Additionally, ICE cocoa inventories rose to a 1.75-year high of 2,704,116 bags on Friday, signaling further supply pressure.
Prices had surged to 3.75-month highs the previous Monday amid concerns that the developing El Niño weather pattern could bring warmer, drier conditions to West Africa, potentially impacting cocoa production. The US National Oceanic and Atmospheric Administration (NOAA) estimates an 82% probability of El Niño conditions emerging between May and July and persisting through year-end, with a 67% chance of a “Super El Niño.”
Cocoa prices also find support from early surveys indicating below-average cherelle formation on West African cocoa trees, suggesting a weak outlook for the main cocoa harvest beginning in October.
Steady consumer demand for chocolate provides upward support for cocoa prices. Recent earnings from Hershey and Mondelez International exceeded expectations, indicating resilient chocolate demand despite high prices. However, Circana reported that chocolate candy sales in North America declined 1.3% in the 13 weeks ending March 22 compared to the same period a year ago.
The prospect of a smaller global surplus is also bullish for cocoa. On April 29, StoneX reduced its 2026/27 global cocoa surplus estimate to 149,000 metric tons from a previous forecast of 267,000 metric tons, citing El Niño-related production risks in West Africa. The firm also lowered its 2025/26 surplus forecast to 247,000 metric tons from 287,000 metric tons.
The ongoing closure of the Strait of Hormuz continues to disrupt global supply chains, supporting cocoa prices by reducing fertilizer availability, increasing shipping rates, insurance costs, and fuel prices, thereby raising importer costs.

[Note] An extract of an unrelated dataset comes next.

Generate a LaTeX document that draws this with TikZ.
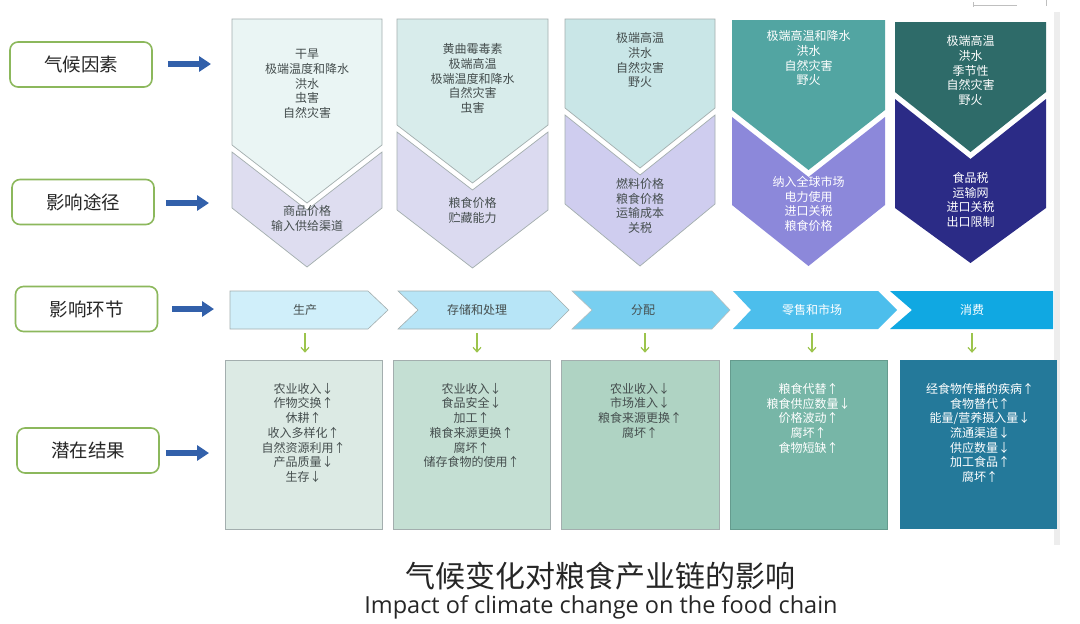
\documentclass[tikz,border=0pt]{standalone}
\usepackage{fontspec}
\setmainfont{Noto Sans CJK SC}
\newfontfamily\latinfont{Open Sans}
\usetikzlibrary{arrows.meta}
\definecolor{txtgray}{HTML}{454E4E}
\definecolor{edgegray}{HTML}{A3AEAE}
\definecolor{uA}{HTML}{EAF5F4}
\definecolor{uB}{HTML}{D8ECEB}
\definecolor{uC}{HTML}{C9E6E7}
\definecolor{uD}{HTML}{52A5A2}
\definecolor{uE}{HTML}{2E6B69}
\definecolor{lA}{HTML}{DEDDF0}
\definecolor{lB}{HTML}{DBDAF0}
\definecolor{lC}{HTML}{CFCDEF}
\definecolor{lD}{HTML}{8C88DA}
\definecolor{lE}{HTML}{2B2B86}
\definecolor{sA}{HTML}{D0EFFA}
\definecolor{sB}{HTML}{B7E5F7}
\definecolor{sC}{HTML}{78CFF0}
\definecolor{sD}{HTML}{4CBEEC}
\definecolor{sE}{HTML}{10A8E2}
\definecolor{bA}{HTML}{DCEAE4}
\definecolor{bB}{HTML}{C4DFD3}
\definecolor{bC}{HTML}{AFD3C3}
\definecolor{bD}{HTML}{77B6A7}
\definecolor{bE}{HTML}{24799A}
\definecolor{lblgreen}{HTML}{8CB85C}
\definecolor{arrblue}{HTML}{3260AA}
\definecolor{arrgreen}{HTML}{9CC44C}
\tikzset{
  chev/.style={draw=edgegray, line width=0.7pt},
  lines/.style={align=center, inner sep=0pt, anchor=north, text=txtgray,
    font=\fontsize{12}{14.7}\selectfont},
  wlines/.style={lines, text=white},
  slabel/.style={inner sep=0pt, font=\fontsize{12}{14}\selectfont, text=txtgray},
  outbox/.style={draw=edgegray, line width=0.6pt, inner sep=0pt},
  sidelbl/.style={draw=lblgreen, line width=1.6pt, rounded corners=8pt, fill=white,
    minimum width=142pt, minimum height=45pt, inner sep=0pt,
    font=\fontsize{18.5}{20}\selectfont, text=black!85},
  bluearrow/.style={draw=arrblue, line width=6pt, -{Triangle[length=12pt,width=15pt]}},
  greenarrow/.style={draw=arrgreen, line width=1.2pt, -{Straight Barb[length=4.5pt,width=8pt]}}
}
\begin{document}
\begin{tikzpicture}[x=1pt,y=-1pt]
\useasboundingbox (0,0) rectangle (1080,624);
\fill[white] (0,0) rectangle (1080,624);
% page edge artifacts
\fill[black!7] (1054,12) rectangle (1060,545);
\draw[black!25, line width=0.6pt] (973,5) -- (1017,5);
\draw[black!25, line width=0.6pt] (973,2) -- (973,7);
\draw[black!25, line width=0.6pt] (1046,0) -- (1046,6);

% ===== top chevrons (climate factors) =====
% column 1
\path[chev, fill=uA] (232,19) -- (382,19) -- (382,145) -- (307,203) -- (232,145) -- cycle;
\path[chev, fill=lA] (232,152) -- (307,210) -- (382,152) -- (382,208) -- (307,267) -- (232,208) -- cycle;
% column 2
\path[chev, fill=uB] (397,19) -- (548,19) -- (548,125) -- (472.5,183) -- (397,125) -- cycle;
\path[chev, fill=lB] (397,132) -- (472.5,190) -- (548,132) -- (548,210) -- (472.5,268) -- (397,210) -- cycle;
% column 3
\path[chev, fill=uC] (565,19) -- (715,19) -- (715,108) -- (640,168) -- (565,108) -- cycle;
\path[chev, fill=lC] (565,115) -- (640,175) -- (715,115) -- (715,204) -- (640,266) -- (565,204) -- cycle;
% column 4
\path[fill=uD] (732,20) -- (885,20) -- (885,110) -- (808.5,170) -- (732,110) -- cycle;
\path[fill=lD] (732,117) -- (808.5,177) -- (885,117) -- (885,205) -- (808.5,266) -- (732,205) -- cycle;
% column 5
\path[fill=uE] (895,22) -- (1046,22) -- (1046,92) -- (970.5,152) -- (895,92) -- cycle;
\path[fill=lE] (895,99) -- (970.5,159) -- (1046,99) -- (1046,208) -- (970.5,263) -- (895,208) -- cycle;

\node[lines] (f1) at (307,49) {干旱\\极端温度和降水\\洪水\\虫害\\自然灾害};
\node[lines] (f2) at (472.5,43.5) {黄曲霉毒素\\极端高温\\极端温度和降水\\自然灾害\\虫害};
\node[lines] (f3) at (640,32.5) {极端高温\\洪水\\自然灾害\\野火};
\node[wlines] (f4) at (808.5,30.5) {极端高温和降水\\洪水\\自然灾害\\野火};
\node[wlines] (f5) at (970.5,35.5) {极端高温\\洪水\\季节性\\自然灾害\\野火};

\node[lines] (p1) at (307,205) {商品价格\\输入供给渠道};
\node[lines] (p2) at (472.5,197) {粮食价格\\贮藏能力};
\node[lines] (p3) at (640,178) {燃料价格\\粮食价格\\运输成本\\关税};
\node[wlines] (p4) at (808.5,176) {纳入全球市场\\电力使用\\进口关税\\粮食价格};
\node[wlines] (p5) at (970.5,172) {食品税\\运输网\\进口关税\\出口限制};

% ===== stage chevrons =====
\path[draw=edgegray, line width=0.6pt, fill=sA] (230,291) -- (368,291) -- (388,310) -- (368,329) -- (230,329) -- cycle;
\path[draw=edgegray, line width=0.6pt, fill=sB] (398,291) -- (550,291) -- (569,310) -- (550,329) -- (398,329) -- (418,310) -- cycle;
\path[draw=edgegray!80, line width=0.6pt, fill=sC] (572,291) -- (712,291) -- (730,310) -- (712,329) -- (572,329) -- (592,310) -- cycle;
\path[fill=sD] (733,291) -- (878,291) -- (897,310) -- (878,329) -- (733,329) -- (751,310) -- cycle;
\path[fill=sE] (890,291) -- (1053,291) -- (1053,329) -- (890,329) -- (912,310) -- cycle;

\node[slabel] (s1) at (305,310) {生产};
\node[slabel] (s2) at (477,310) {存储和处理};
\node[slabel] (s3) at (643,310) {分配};
\node[slabel, text=white] (s4) at (812,310) {零售和市场};
\node[slabel, text=white] (s5) at (972,310) {消费};

% ===== outcome boxes =====
\node[outbox, fill=bA, minimum width=157pt, minimum height=169pt] (b1) at (303.5,444.5) {};
\node[outbox, fill=bB, minimum width=157pt, minimum height=169pt] (b2) at (471.5,444.5) {};
\node[outbox, fill=bC, minimum width=158pt, minimum height=169pt] (b3) at (640,444.5) {};
\node[outbox, draw=bD!85!black, fill=bD, minimum width=157pt, minimum height=169pt] (b4) at (808.5,444.5) {};
\node[fill=bE, inner sep=0pt, minimum width=157pt, minimum height=169pt] (b5) at (978.5,444.5) {};

\node[lines] (o1) at (303.5,383) {农业收入↓\\作物交换↑\\休耕↑\\收入多样化↑\\自然资源利用↑\\产品质量↓\\生存↓};
\node[lines] (o2) at (471.5,383) {农业收入↓\\食品安全↓\\加工↑\\粮食来源更换↑\\腐坏↑\\储存食物的使用↑};
\node[lines] (o3) at (640,383) {农业收入↓\\市场准入↓\\粮食来源更换↑\\腐坏↑};
\node[wlines] (o4) at (808.5,383) {粮食代替↑\\粮食供应数量↓\\价格波动↑\\腐坏↑\\食物短缺↑};
\node[wlines] (o5) at (980,383) {经食物传播的疾病↑\\食物替代↑\\能量/营养摄入量↓\\流通渠道↓\\供应数量↓\\加工食品↑\\腐坏↑};

% green arrows stage -> outcome
\foreach \i/\x in {1/305, 2/477, 3/645, 4/812, 5/972} {
  \coordinate (g\i) at (\x,333);
  \draw[greenarrow] (g\i) -- (g\i |- b\i.north) [shorten >=7pt];
}

% ===== side labels =====
\node[sidelbl] (L1) at (81,64.5) {气候因素};
\node[sidelbl] (L2) at (83,202) {影响途径};
\node[sidelbl] (L3) at (86.5,309) {影响环节};
\node[sidelbl] (L4) at (88,450.5) {潜在结果};

\coordinate (a1) at (211,64);
\coordinate (a2) at (209,203);
\coordinate (a3) at (214,309);
\coordinate (a4) at (209,453);
\draw[bluearrow] ([xshift=15pt]L1.east |- a1) -- (a1);
\draw[bluearrow] ([xshift=11pt]L2.east |- a2) -- (a2);
\draw[bluearrow] ([xshift=14pt]L3.east |- a3) -- (a3);
\draw[bluearrow] ([xshift=6pt]L4.east |- a4) -- (a4);

% ===== title =====
\node[font=\fontsize{30}{33}\selectfont, text=black!85] (t1) at (600,576) {气候变化对粮食产业链的影响};
\node[font=\latinfont\fontsize{23.5}{26}\selectfont, text=black!85] (t2) at (601,607) {Impact of climate change on the food chain};
\end{tikzpicture}
\end{document}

Weak global cocoa demand pressures prices downward. The National Confectioners Association reported that North American Q1 cocoa grindings fell 3.8% year-over-year to 106,087 metric tons. The European Cocoa Association noted Q1 European cocoa grindings declined 7.8% year-over-year to 325,895 metric tons—a larger drop than the expected 6% decline and the lowest Q1 level in 17 years. Conversely, the Cocoa Association of Asia reported an unexpected 5.2% year-over-year increase in Q1 Asian cocoa grindings to 223,503 metric tons, exceeding expectations of a 6.7% decline.
Smaller cocoa supplies from Nigeria, the world’s fifth-largest producer, provide support. Nigerian cocoa exports in March declined 35% year-over-year to 18,052 metric tons. Nigeria’s Cocoa Association projects a 11% year-over-year decline in production to 305,000 metric tons for the 2025/26 season.
Insufficient rainfall in West Africa has exacerbated drought concerns, with over half of the Ivory Coast and roughly two-thirds of Ghana experiencing drought conditions as of March 29, according to the African Flood and Drought Monitor.
In April, Ghana cut the official price paid to cocoa farmers by nearly 30% for the 2025/26 season, while the Ivory Coast announced a 57% reduction for the mid-crop harvest. Both countries produce more than half of the world’s cocoa.
On the bullish side, the Ivory Coast forecasts a 10.8% year-over-year decline in cocoa production to 1.65 million metric tons for 2025/26. Rabobank reduced its 2025/26 global cocoa surplus estimate to 250,000 metric tons on February 10.
As a bearish factor, the International Cocoa Organization (ICCO) raised its 2024/25 global cocoa surplus estimate to 75,000 metric tons on March 2, up from 49,000 metric tons in November—marking the first surplus in four years. ICCO estimated global cocoa production increased 8.4% year-over-year to 4.7 million metric tons for 2024/25.